Nul ne peut, dans l'exercice de ses activités de lobbyisme, tirer un avantage indu d'une charge publique dont il a antérieurement été titulaire, ni agir relativement à une procédure, une négociation ou une autre opération particulière à laquelle il a participé dans l'exercice ou à l'occasion de l'exercice de cette charge.

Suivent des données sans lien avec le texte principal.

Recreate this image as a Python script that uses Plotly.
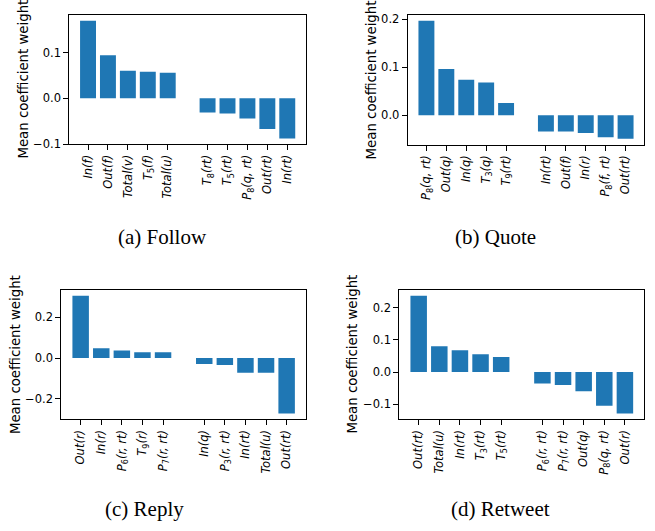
import plotly.graph_objects as go

W, H = 655, 531

# ---------------- data ----------------
follow_labels = ["<i>In(f)</i>", "<i>Out(f)</i>", "<i>Total(v)</i>", "<i>T</i><sub>5</sub><i>(f)</i>", "<i>Total(u)</i>",
                 "<i>T</i><sub>8</sub><i>(rt)</i>", "<i>T</i><sub>5</sub><i>(rt)</i>", "<i>P</i><sub>8</sub><i>(q, rt)</i>",
                 "<i>Out(rt)</i>", "<i>In(rt)</i>"]
follow_values = [0.1695, 0.094, 0.060, 0.058, 0.056, -0.031, -0.033, -0.044, -0.067, -0.0875]

quote_labels = ["<i>P</i><sub>8</sub><i>(q, rt)</i>", "<i>Out(q)</i>", "<i>In(q)</i>", "<i>T</i><sub>3</sub><i>(q)</i>",
                "<i>T</i><sub>9</sub><i>(rt)</i>", "<i>In(rt)</i>", "<i>Out(f)</i>", "<i>In(r)</i>",
                "<i>P</i><sub>8</sub><i>(f, rt)</i>", "<i>Out(rt)</i>"]
quote_values = [0.1966, 0.096, 0.0738, 0.0678, 0.0255, -0.034, -0.034, -0.037, -0.046, -0.049]

reply_labels = ["<i>Out(r)</i>", "<i>In(r)</i>", "<i>P</i><sub>6</sub><i>(r, rt)</i>", "<i>T</i><sub>9</sub><i>(r)</i>",
                "<i>P</i><sub>7</sub><i>(r, rt)</i>", "<i>In(q)</i>", "<i>P</i><sub>3</sub><i>(r, rt)</i>",
                "<i>In(rt)</i>", "<i>Total(u)</i>", "<i>Out(rt)</i>"]
reply_values = [0.307, 0.048, 0.038, 0.029, 0.029, -0.029, -0.034, -0.072, -0.072, -0.272]

retweet_labels = ["<i>Out(rt)</i>", "<i>Total(u)</i>", "<i>In(rt)</i>", "<i>T</i><sub>3</sub><i>(rt)</i>",
                  "<i>T</i><sub>5</sub><i>(rt)</i>", "<i>P</i><sub>6</sub><i>(r, rt)</i>", "<i>P</i><sub>7</sub><i>(r, rt)</i>",
                  "<i>Out(q)</i>", "<i>P</i><sub>8</sub><i>(q, rt)</i>", "<i>Out(r)</i>"]
retweet_values = [0.237, 0.0797, 0.0676, 0.0555, 0.0464, -0.0355, -0.0405, -0.0597, -0.1048, -0.1285]

bar_positions = [0, 1, 2, 3, 4, 6, 7, 8, 9, 10]
captions = ["(a) Follow", "(b) Quote", "(c) Reply", "(d) Retweet"]
y_dticks = [0.1, 0.1, 0.2, 0.1]

panels = [
    (follow_labels, follow_values),
    (quote_labels, quote_values),
    (reply_labels, reply_values),
    (retweet_labels, retweet_values),
]

# ---------------- layout (pixels) ----------------
boxes = [  # left, right, top, bottom
    (69.3, 306.0, 12.0, 144.0),
    (407.7, 644.3, 12.0, 144.3),
    (61.3, 306.0, 292.3, 424.3),
    (399.3, 644.3, 292.3, 424.3),
]
ytitle_x = [24.0, 371.7, 15.5, 353.0]
caption_pos = [(162.5, 238.3), (495.5, 238.3), (144.0, 516.0), (500.5, 516.0)]

BLUE = "#1f77b4"
TICKFONT = dict(family="DejaVu Sans", size=11.5, color="black")

fig = go.Figure()
layout = dict(
    width=W, height=H, margin=dict(l=0, r=0, t=0, b=0),
    paper_bgcolor="white", plot_bgcolor="white", showlegend=False,
    annotations=[],
)

for i, ((labels, values), (l, r, t, b)) in enumerate(zip(panels, boxes)):
    n = "" if i == 0 else str(i + 1)
    fig.add_trace(go.Bar(
        x=bar_positions, y=values, width=0.8, marker=dict(color=BLUE, line=dict(width=0)),
        xaxis="x" + n, yaxis="y" + n,
    ))
    vmin, vmax = min(min(values), 0), max(max(values), 0)
    span = vmax - vmin
    xmin, xmax = min(bar_positions) - 0.4, max(bar_positions) + 0.4
    xspan = xmax - xmin
    layout["xaxis" + n] = dict(
        domain=[l / W, r / W], anchor="y" + n,
        range=[xmin - 0.05 * xspan, xmax + 0.05 * xspan],
        tickvals=bar_positions, ticktext=labels, tickangle=-90,
        ticks="outside", ticklen=5, tickcolor="black", tickwidth=1,
        showline=True, linecolor="black", linewidth=1, mirror=True,
        showgrid=False, zeroline=False, tickfont=TICKFONT,
    )
    layout["yaxis" + n] = dict(
        domain=[1 - b / H, 1 - t / H], anchor="x" + n,
        range=[vmin - 0.05 * span, vmax + 0.05 * span],
        dtick=y_dticks[i], tick0=0, tickformat=".1f",
        ticks="outside", ticklen=5, tickcolor="black", tickwidth=1,
        showline=True, linecolor="black", linewidth=1, mirror=True,
        showgrid=False, zeroline=False, tickfont=TICKFONT,
    )
    layout["annotations"].append(dict(
        text="Mean coefficient weight", textangle=-90, showarrow=False,
        xref="paper", yref="paper", x=ytitle_x[i] / W, y=1 - ((t + b) / 2) / H,
        xanchor="center", yanchor="middle",
        font=dict(family="DejaVu Sans", size=13.3, color="black"),
    ))
    cx, cy = caption_pos[i]
    layout["annotations"].append(dict(
        text=captions[i], showarrow=False,
        xref="paper", yref="paper", x=cx / W, y=1 - cy / H,
        xanchor="center", yanchor="middle",
        font=dict(family="Liberation Serif", size=21, color="black"),
    ))

fig.update_layout(**layout)
fig.write_html(
    "out.html",
    config={"displayModeBar": False},
    post_script="document.body.style.margin='0';document.body.style.padding='0';document.body.style.overflow='hidden';",
)
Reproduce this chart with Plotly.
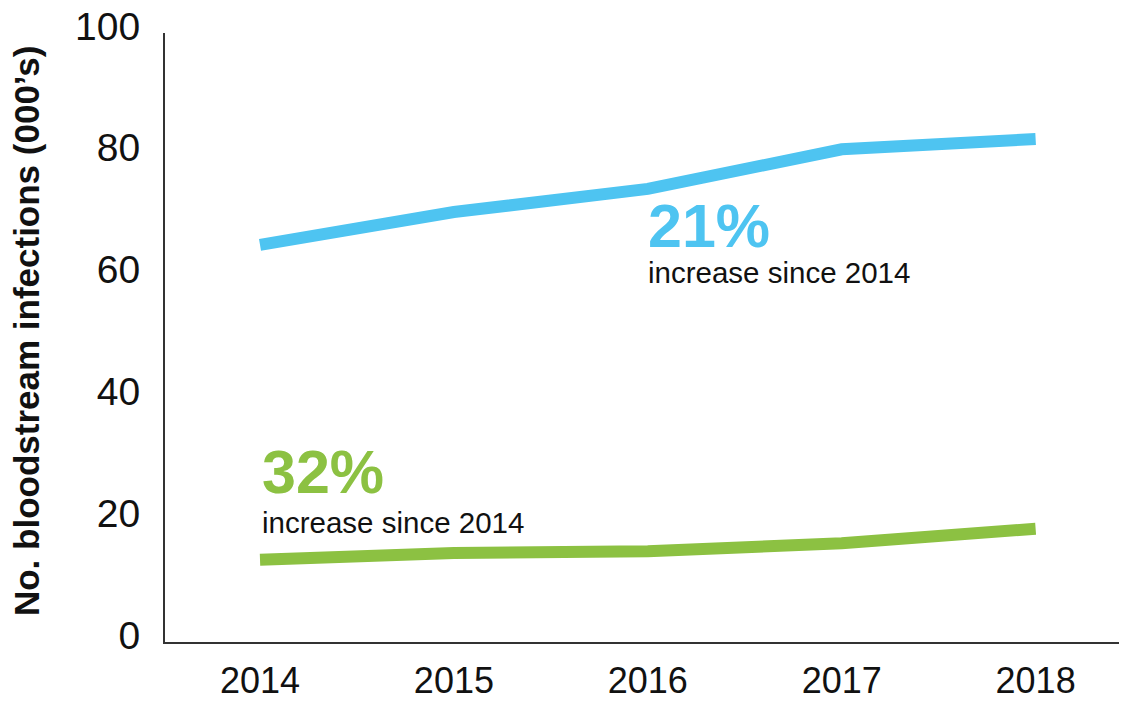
import plotly.graph_objects as go

years = [2014, 2015, 2016, 2017, 2018]
blue_vals = [65.2, 70.6, 74.4, 80.9, 82.6]
green_vals = [13.5, 14.6, 14.9, 16.2, 18.6]
y_ticks = [0, 20, 40, 60, 80, 100]

BLUE = "#4EC4F1"
GREEN = "#8CC142"
FONT = "Liberation Sans, Arial"

fig = go.Figure()

fig.add_trace(go.Scatter(x=years, y=blue_vals, mode="lines",
                         line=dict(color=BLUE, width=12), hoverinfo="skip"))
fig.add_trace(go.Scatter(x=years, y=green_vals, mode="lines",
                         line=dict(color=GREEN, width=12), hoverinfo="skip"))

# callouts
fig.add_annotation(x=2016, y=68.3, xref="x", yref="y", text="<b>21%</b>",
                   showarrow=False, xanchor="left", yanchor="middle", xshift=-2,
                   font=dict(family=FONT, size=61, color=BLUE))
fig.add_annotation(x=2016, y=60.7, xref="x", yref="y", text="increase since 2014",
                   showarrow=False, xanchor="left", yanchor="middle", xshift=-2,
                   font=dict(family=FONT, size=29.5, color="#111111"))
fig.add_annotation(x=2014, y=27.9, xref="x", yref="y", text="<b>32%</b>",
                   showarrow=False, xanchor="left", yanchor="middle", xshift=0,
                   font=dict(family=FONT, size=61, color=GREEN))
fig.add_annotation(x=2014, y=19.7, xref="x", yref="y", text="increase since 2014",
                   showarrow=False, xanchor="left", yanchor="middle", xshift=0,
                   font=dict(family=FONT, size=29.5, color="#111111"))

# y-axis title
fig.add_annotation(x=-0.145, y=0.51, xref="paper", yref="paper",
                   text="<b>No. bloodstream infections (000’s)</b>", textangle=-90,
                   showarrow=False, xanchor="center", yanchor="middle",
                   font=dict(family=FONT, size=35, color="#111111"))

# page body adds an 8px offset, so the figure is sized to fit inside it
fig.update_layout(
    width=1111, height=694,
    margin=dict(l=157, r=0, t=25, b=60),
    plot_bgcolor="white", paper_bgcolor="white",
    showlegend=False,
)

fig.update_xaxes(
    range=[2013.51, 2018.43], tickvals=years,
    showgrid=False, zeroline=False, automargin=False,
    showline=True, linecolor="#333333", linewidth=2,
    ticks="", ticklabelstandoff=6,
    tickfont=dict(family=FONT, size=36, color="#111111"),
)
fig.update_yaxes(
    range=[0, 100], tickvals=y_ticks,
    showgrid=False, zeroline=False, automargin=False,
    showline=True, linecolor="#333333", linewidth=2,
    ticks="", ticklabelstandoff=15, ticklabelshift=-7,
    ticklabeloverflow="allow",
    tickfont=dict(family=FONT, size=39, color="#111111"),
)

fig.write_html("out.html")
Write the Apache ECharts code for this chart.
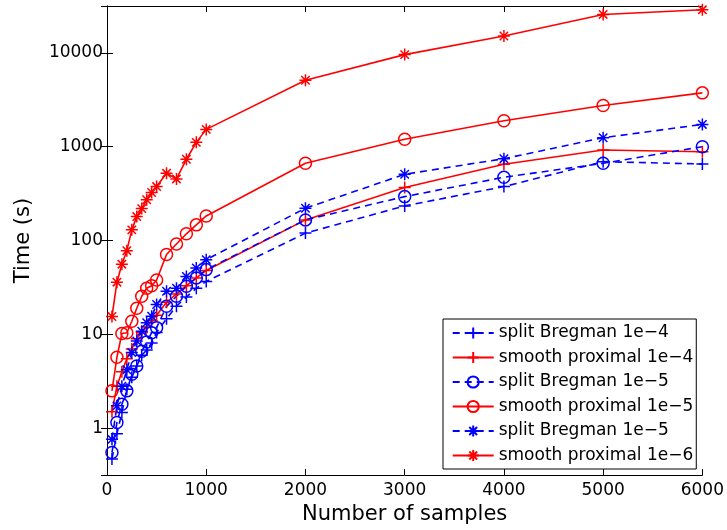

Nul ne peut, dans l'exercice de ses activités de lobbyisme, divulguer des renseignements confidentiels dont il a pris connaissance dans l'exercice ou à l'occasion de l'exercice d'une charge publique dont il a antérieurement été titulaire, ni donner à quiconque des conseils fondés sur des renseignements non accessibles au public dont il a ainsi pris connaissance et qui concernent soit l'institution parlementaire, gouvernementale ou municipale dans laquelle il exerçait sa charge, soit un tiers avec lequel il a eu des rapports directs et importants au cours de l'année précédant la date où il a cessé d'être titulaire d'une charge publique au sein de cette institution.

Quant au nouveau Code sur l'éthique et la déontologie, il interdit aussi à un ancien élu de «tirer des avantages indus de ses fonctions antérieures » et de divulguer des informations confidentielles (article 46 à 49). Les articles qui concernent Mme Normandeau ne s'appliquent qu'aux députés qui siégeaient le 1er janvier 2012.

«Son cas ne relève donc pas de mon autorité», confirme le commissaire, Jacques Saint-Laurent.

Avant le code, les ministres devaient plutôt se conformer aux règles d'après-mandat (LIEN PDF). Ces règles étaient définies et appliquées par le premier ministre lui-même. C'est entre autres pour cela qu'un poste indépendant de commissaire au lobbyisme a été créé.

Ces règles, énoncées en 2003 ressemblent à celle du nouveau Code. Elles énoncent qu'un ancien ministre ne peut dévoiler des informations confidentielles ou tirer d'avantages indus de ses anciennes fonctions ministérielles. «Chaque ministre s'est engagé à respecter ces règles», assure Hugo D'Amours, attaché de presse du premier ministre.

«Dans le communiqué, il est clairement indiqué qu'elle n'aura pas de mandat relié au Plan Nord. Raymond Chabot Grant Thornton et Mme Normandeau connaissent les contraintes du Code d'éthique et du Code sur le lobbyisme. C'est une femme intègre, on n'a pas de doute qu'elle va les respecter», ajoute M. D'Amours.

L'opposition fulmine

Les explications de Mme Normandeau ne convainquent pas l'opposition. «Lors de sa démission, elle dénonçait le cynisme. Et quatre mois plus tard, elle devient vice-présidente d'une grosse firme. Ce n'est pas une comptable ou une avocate. Si on l'engage, c'est à cause de son carnet d'adresses. On veut son trousseau de clés pour ouvrir toute une série de portes à des entreprises du secteur minier et des ressources naturelles. Ça nous apparaît plutôt gros», dit le leader parlementaire adjoint du PQ, Bertrand Saint-Arnaud.

Mme Normandeau détient un baccalauréat en sciences politiques et un certificat en études africaines de l'Université Laval. Elle a reçu une prime de départ d'environ 150 000$ après sa démission. «Je comprends qu'elle a le droit de gagner sa vie. Mais lui demander de se tenir loin de ce genre de travail durant deux ans, ce n'est pas trop, il me semble», ajoute-t-il.

Le nouveau caquiste Éric Caire va soumettre le cas au commissaire à l'éthique. «Même si Mme Normandeau n'est pas assujettie au code, on peut demander au commissaire si un cas semblable y contrevient. On peut lui poser une question théorique. C'est important, car Mme Normandeau a fait adopter ce code en tant que vice-première ministre. Et selon nous, elle le viole», lance-t-il.

Même si le Plan Nord ne relève pas techniquement du mandat de Mme Normandeau, et même si elle n'agira pas à titre de lobbyiste, reste qu'il lui sera possible d'utiliser des informations « sensibles » obtenues dans différents ministères pour le bénéfice de minières et autres clients potentiels. Mme Normandeau s'est engagée à ne pas le faire. «Il ne faut pas être naïf», réagit M. Caire. Il se défend de présumer de la mauvaise foi de l'ex-vice première ministre. «Il y aura toujours ce doute qui va planer au-dessus du Plan Nord quand un contrat sera octroyé», pense-t-il.